The game further adds extra lanterns that the player can pick up. These will let you deposit a light anywhere you like, which is the only way to activate more than one mechanism at once. Opposite of those are the butterflies that flit around the environment. They give off their own light, and are often sitting somewhere that you might not want them to or are moving through a deadly area, constantly creating traps for you to stumble into.
Good yet? Well, there are three colors of light that all affect the game world: green, blue, and red, and each only create their own platforms and objects. You need to use the right color light in the right situation if you want to get through. Even more important is knowing how those colors affect each other and cancel each other out, as mixing them can be the only way through a given spot, too. After a time, you’re expected to be able to switch between the colors quickly, using them to properly cancel each other out, create platforms, navigate mechanical areas, and dodge traps. It’s a lot to do, and both your brain and fingers will hurt by the time you’re done a puzzle.
With so much to do, the puzzles in the game can appear rather complex. Given that there are a lot of areas where speed and platforming skill are important, it can be hard to tell when you just need to stop for a minute and use your head. I ended up in a few puzzles that seemed like they wanted me to move quickly, but I actually needed to look at the tools I had on hand and see what I could do with them. Most of the time this should be obvious, as the devs tend to have you in hallways requiring constant forward motion when they want you to move fast, but then leave you in one place when they want you to think. That’s not to say they never change that up, but for the most part their intent for the player is made very clear. It was usually my own fault for getting preoccupied with something I thought was the solution, getting so caught up in it that I wouldn’t notice the far simpler solution staring me in the face,
While those thinking sections were challenging, often requiring that I walk away from the game to really mull over the puzzle for a bit, the platforming itself was quite hard, too. I’ve run through corridors where I had to land on platforms that were only lit by the green light, but they were all equipped with mechanisms that would lower them onto spikes under that same glow. So, I had to turn on the light as I landed on them, then jump while shutting off the light so that they would stop dropping, and then flick the light back on before I fell to the spikes again. It requires some fast hands and a brain that’s equally quick at interpreting what’s happening to you.
One issue I had with all of the dodging and jumping was that the game was a little loose with the player’s hit box. I have been killed by spikes that I absolutely did not touch often enough that I’m amazed I still have an intact controller. The game does a little pause while your character screams in agony when he gets hit, so I got to see just how often he would die when he hadn’t actually made contact with anything. It was endlessly frustrating, and it forced me to be overly cautious in many areas, making the puzzles harder than they really should have been.
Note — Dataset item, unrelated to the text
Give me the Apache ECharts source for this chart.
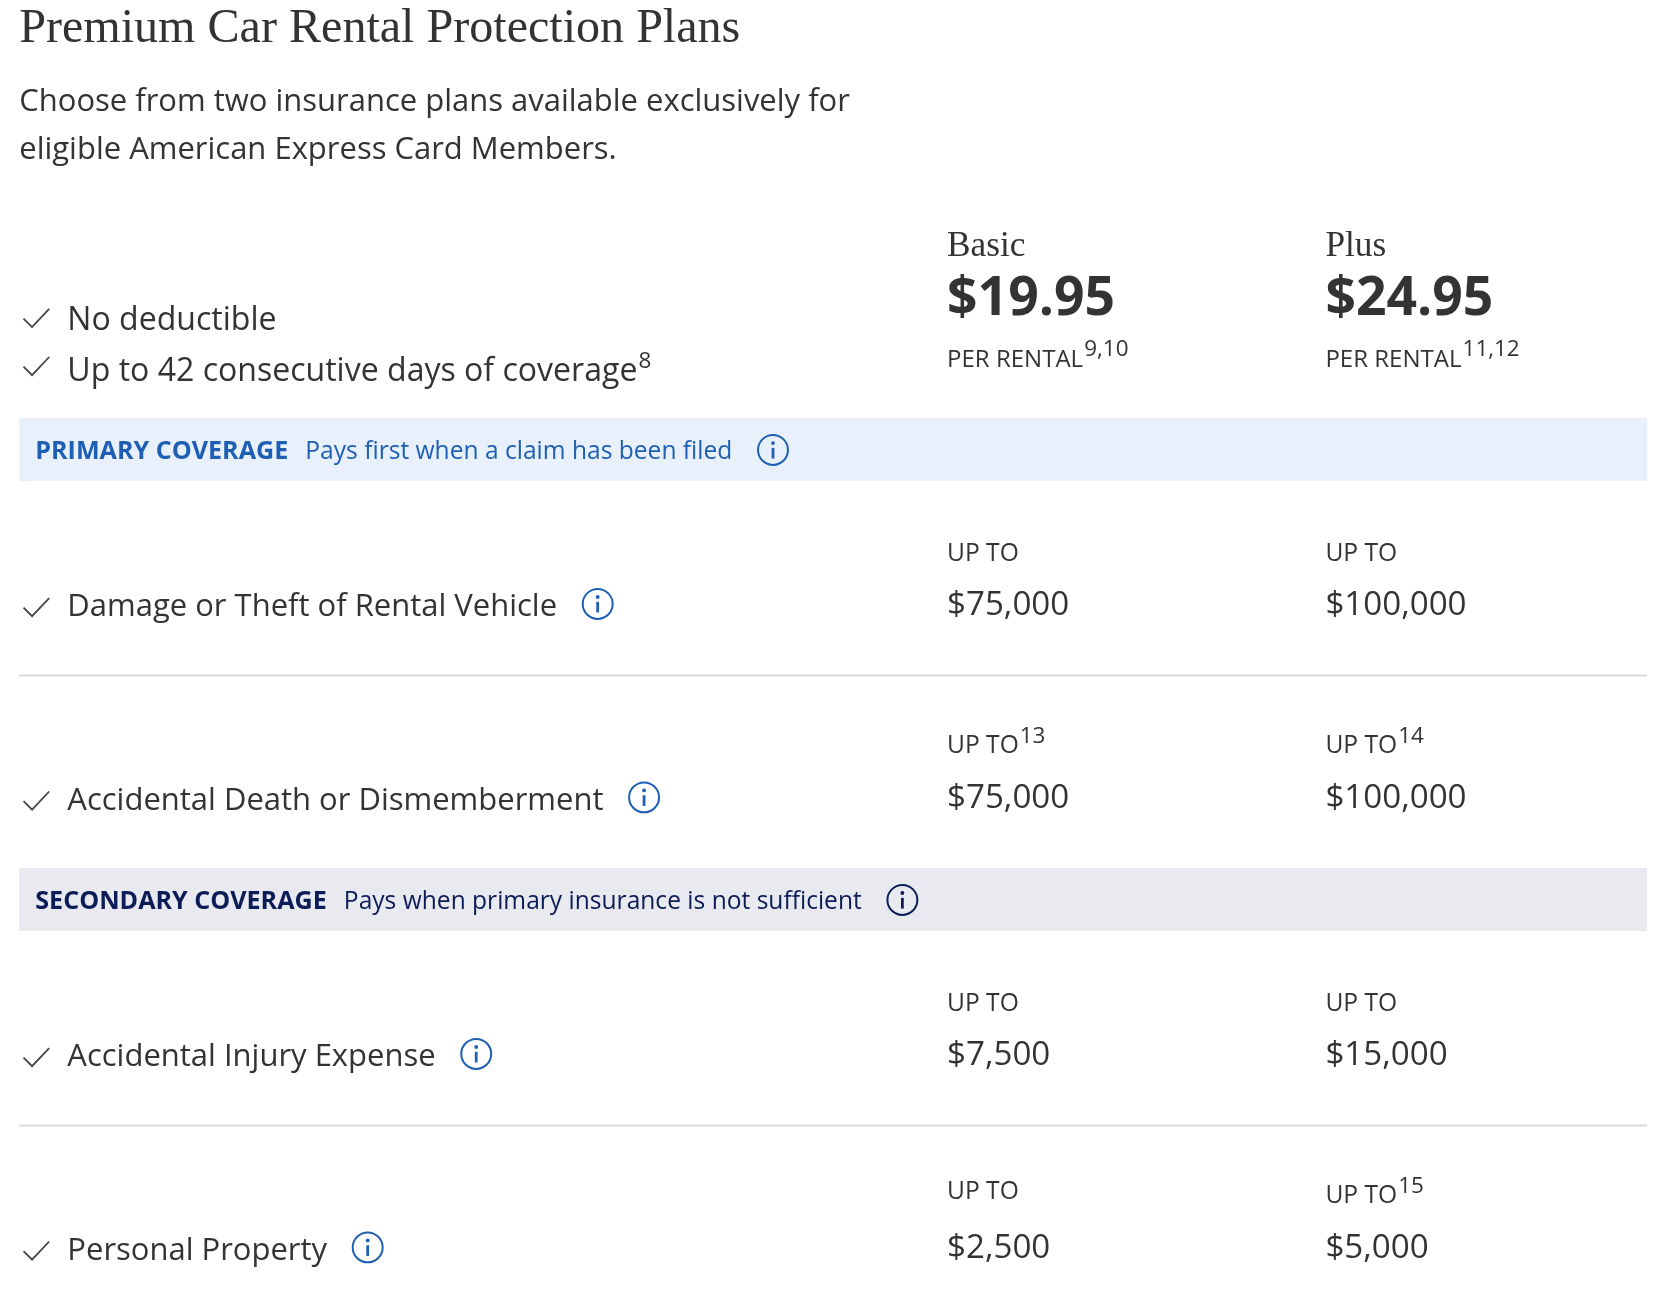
<!DOCTYPE html>
<html><head><meta charset="utf-8">
<script src="https://cdn.jsdelivr.net/npm/echarts@6/dist/echarts.min.js"></script>
<style>html,body{margin:0;padding:0;background:#fff}#c{width:1676px;height:1316px}</style>
</head><body><div id="c"></div>
<script>
const title = 'Premium Car Rental Protection Plans';
const subtitle = ['Choose from two insurance plans available exclusively for', 'eligible American Express Card Members.'];
const features = [['No deductible',''], ['Up to 42 consecutive days of coverage','8']];
const plans = ['Basic', 'Plus'];
const prices = ['$19.95', '$24.95'];
const priceNotes = ['9,10', '11,12'];
const sections = [
  {name:'PRIMARY COVERAGE', desc:'Pays first when a claim has been filed'},
  {name:'SECONDARY COVERAGE', desc:'Pays when primary insurance is not sufficient'}
];
const rowLabels = ['Damage or Theft of Rental Vehicle', 'Accidental Death or Dismemberment', 'Accidental Injury Expense', 'Personal Property'];
const basicValues = ['$75,000', '$75,000', '$7,500', '$2,500'];
const plusValues = ['$100,000', '$100,000', '$15,000', '$5,000'];
const basicNotes = ['', '13', '', ''];
const plusNotes = ['', '14', '', '15'];

const S = 1676/1568;
const SANS = '"Open Sans", "Noto Sans", sans-serif';
const SERIF = '"Liberation Serif", "DejaVu Serif", serif';
const TXT = '#333333';
const DY = 2.5;
const els = [];
function text(x, y, str, size, opt) {
  opt = opt || {};
  const style = {x: x*S, y: (y+DY)*S, text: str, fontSize: size*S, fontFamily: opt.family || SANS,
    fontWeight: opt.weight || 'normal', fill: opt.color || TXT, verticalAlign: 'middle', align: 'left'};
  if (opt.rich) style.rich = opt.rich;
  els.push({type: 'text', style});
}
function supText(x, y, main, sup, size, supSize, opt) {
  opt = opt || {};
  const color = opt.color || TXT;
  const rich = {m: {fontSize: size*S, fontFamily: SANS, fill: color, fontWeight: opt.weight||'normal', verticalAlign:'bottom'},
                s: {fontSize: supSize*S, fontFamily: SANS, fill: color, verticalAlign: 'top', padding:[0,0,size*0.45*S,1]}};
  text(x, y, sup ? '{m|' + main + '}{s|' + sup + '}' : '{m|' + main + '}', size, {rich, color});
}
function check(x, y) {
  els.push({type: 'polyline', shape: {points: [[(x)*S, (y)*S], [(x+8)*S, (y+8)*S], [(x+24)*S, (y-9)*S]]},
    style: {stroke: '#444', lineWidth: 1.8, fill: null}});
}
function info(x, y, color) {
  els.push({type: 'circle', shape: {cx: x*S, cy: y*S, r: 14*S}, style: {stroke: color, lineWidth: 2, fill: 'none'}});
  els.push({type: 'circle', shape: {cx: x*S, cy: (y-6.5)*S, r: 1.8*S}, style: {fill: color}});
  els.push({type: 'rect', shape: {x: (x-1.3)*S, y: (y-2)*S, width: 2.6*S, height: 10*S}, style: {fill: color}});
}
function measure(str, size, weight) {
  const c = document.createElement('canvas').getContext('2d');
  c.font = (weight||'normal') + ' ' + (size*S) + 'px ' + SANS;
  return c.measureText(str).width / S;
}

// header
text(18, 25, title, 45, {family: SERIF, color: '#333'});
text(18, 93, subtitle[0], 29);
text(18, 138, subtitle[1], 29);
const featY = [298, 343];
features.forEach((f, i) => { check(22, featY[i]); supText(63, featY[i], f[0], f[1], 30, 21, {}); });
const colX = [886, 1240];
plans.forEach((p, i) => {
  text(colX[i], 228, p, 33, {family: SERIF});
  text(colX[i], 278, prices[i], 50, {weight: 'bold'});
  supText(colX[i], 330, 'PER RENTAL', priceNotes[i], 22.5, 21, {});
});

// sections
const bandY = [391, 812];
const secColors = [{bg: '#e8f1fb', fg: '#1e5fb4'}, {bg: '#e9eaf0', fg: '#0b1c56'}];
sections.forEach((s, i) => {
  const c = secColors[i];
  els.push({type: 'rect', shape: {x: 18*S, y: bandY[i]*S, width: 1523*S, height: 59*S}, style: {fill: c.bg}});
  const cy = bandY[i] + 29;
  text(33, cy, s.name, 23.5, {weight: 'bold', color: c.fg});
  const w1 = measure(s.name, 23.5, 'bold');
  text(33 + w1 + 16, cy, s.desc, 23, {color: c.fg});
  const w2 = measure(s.desc, 23);
  info(33 + w1 + 16 + w2 + 38, cy + 1, c.fg);
});

// rows
const rowTop = [450, 631, 871, 1052];
rowLabels.forEach((lab, i) => {
  const t = rowTop[i];
  const upY = t + (i % 2 === 0 ? 66 : 61);
  const valY = t + 114;
  const labY = valY + 2;
  check(22, labY + DY);
  text(63, labY, lab, 29);
  const w = measure(lab, 29);
  info(63 + w + 38, labY - 1, '#1e5fb4');
  supText(colX[0], upY, 'UP TO', basicNotes[i], 23, 21, {});
  supText(colX[1], upY, 'UP TO', plusNotes[i], 23, 21, {});
  text(colX[0], valY, basicValues[i], 31);
  text(colX[1], valY, plusValues[i], 31);
  if (i % 2 === 0) {
    els.push({type: 'rect', shape: {x: 18*S, y: (t + 181)*S, width: 1523*S, height: 2}, style: {fill: '#d9d9d9'}});
  }
});

const chart = echarts.init(document.getElementById('c'));
chart.setOption({backgroundColor: '#fff', graphic: {elements: els}});
</script></body></html>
There is not a lot of margin for error during this game, and having dicey hit detection took something that was challenging and made it unfair.
As much as I love all of the ideas they put into this game to make for some challenging puzzles, the dodgy hit detection sabotages them all. It made me play the game much more carefully than I should have, taking fewer risks and, in turn, forcing myself to endure new ones. If I’m in a hallway with spikes on the roof and had to jump to a moving platform, I had to make shallower jumps just to stay safe. The problem is that those jumps often meant that I didn’t jump quite high enough to land on the platform, so all of a sudden everything is needlessly harder than it should be.
I had to be absolutely sure I would completely clear something I was jumping over, but sometimes the landing spots weren’t very big or they’d put me right in line for a new hazard. It made something that should have been tight and challenging into a game that seemed to be going out of its way to frustrate me – asking me for precision when it made precision itself unclear. Would I be able to land on that platform or would I die? I’d only find out by leaping and hoping, often finding myself shooting a good ways back to the last checkpoint. One hit kills you, after all.
At least the swamp looks nice while I’m constantly drowning and impaling myself, though. It’s quite dismal and depressing when you start the game, but changes whenever you shine a different colored light on it. Green light shifts the world to a livelier version of itself, with lush trees and vines growing on every surface. It also makes your character look younger and happier than his regular self, literally showering things with life. Red light turns everything into some sort of burning hellscape, with your character taking on a more demonic look. The blue light shifts everything to an icy cold, and all with the flick of a button. They all look quite nice on their own, but the fact that you can change how the world works any time you like is even better. I love that there are all these worlds just hidden in the background, waiting for me to reveal them if I felt like it.
The music did its best to help me calm down when I was about to rage out from an unfair hit. It’s quite peaceful most of the time, playing subtly over the action. There is also a menace about it, something that makes it clear that bad things live in this place. The strange look combined with this music had me distrusting everything I saw and the light I carried with me. Something about the sounds just wouldn’t let me settle down, and I was always waiting for something horrible to jump out of the darkness or for the game to screw me in some way.
The voice work was nowhere near the same level as the music. The main character’s voice is quite flat, and you can tell that he’s just reading words from a card. English is not the native language of the game’s developers, though, so I think they should be forgiven for it. It’s still hard to listen to for how frequently the main character talks at points, though, and the voice of the light wisp named Irrlicht, was only a little better. The two sound quite dull together, and I was perfectly happy to ignore them both while I played.
I like Schein‘s puzzles and the dark atmosphere I experienced them in. Playing around with the lights allowed for so many different types of puzzles, and the developers seemed to have an endless supply of ways to challenge me. The music was charming and the artwork had a ton of variety that I could see any time I wanted. If only the hit detection hadn’t driven me crazy, then I would have enjoyed the game so much more. It’s still a good puzzle game that will have you scratching your head and rushing through traps, but it’s one that’ll have you tossing your controller in frustration from unfair deaths, too.
Schein is available for $8.99 from the developer’s site.